I had a secret. I was on the verge of signing a letter of hire with Green Shield Canada. I was supposed to close the deal and land the job the next day.

"You don't have to do that, Bob", I said. "I am going to sign on with Green Shield Canada tomorrow."

But I don't think Bob believed me.

"Just do it."

And I left Bob's office.

I packed up my desk, and I went around saying goodbye to everyone. With only minutes notice I was out the door and on my way home. After nine years of hard work, it ended in nine minutes. No long goodbyes. No farewell lunches or last few beers with the boys. Just a quick "It's been great…", and I was gone.

When I got back home, I explained what happened to Darlene. She started to cry. A happy cry.

The next day I signed the letter of hire with Green Shield Canada. I did it by email.
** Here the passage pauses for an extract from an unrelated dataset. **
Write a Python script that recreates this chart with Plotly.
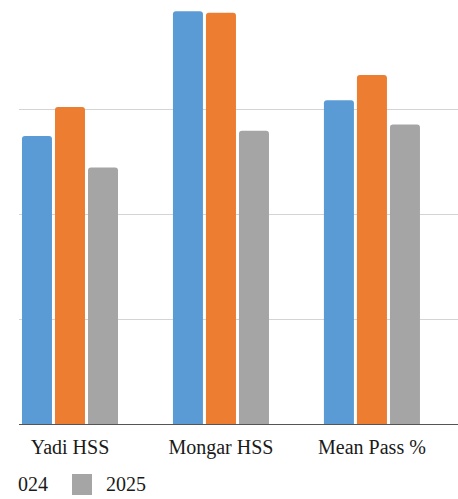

I used the very laptop that Bob had told me to find work with before returning it to him.

And I started work with Green Shield Canada on January 2nd, 2001.

Bob paid me through February. This was a godsend, because Darlene gave birth to our eldest daughter Alannah only six weeks after I walked out of Bob's office.

In March, Darlene and I packed up our baby girl, and we drove to London. It was a Saturday. And Bob was at home on his farm in Ilderton, just north of London. He welcomed us in as friendly as could be. And we sat and we talked, and I gave him back the laptop he let me use. And Alannah lay sleeping in her bassinet.

I will always know the great debt of gratitude I owe Bob. For the opportunities he gave me. For the challenges he tasked me with. For the wonderful mentorship he provided. And for his sense of humor, which I have somewhat adopted as my own.

And for just being the best boss I ever worked for.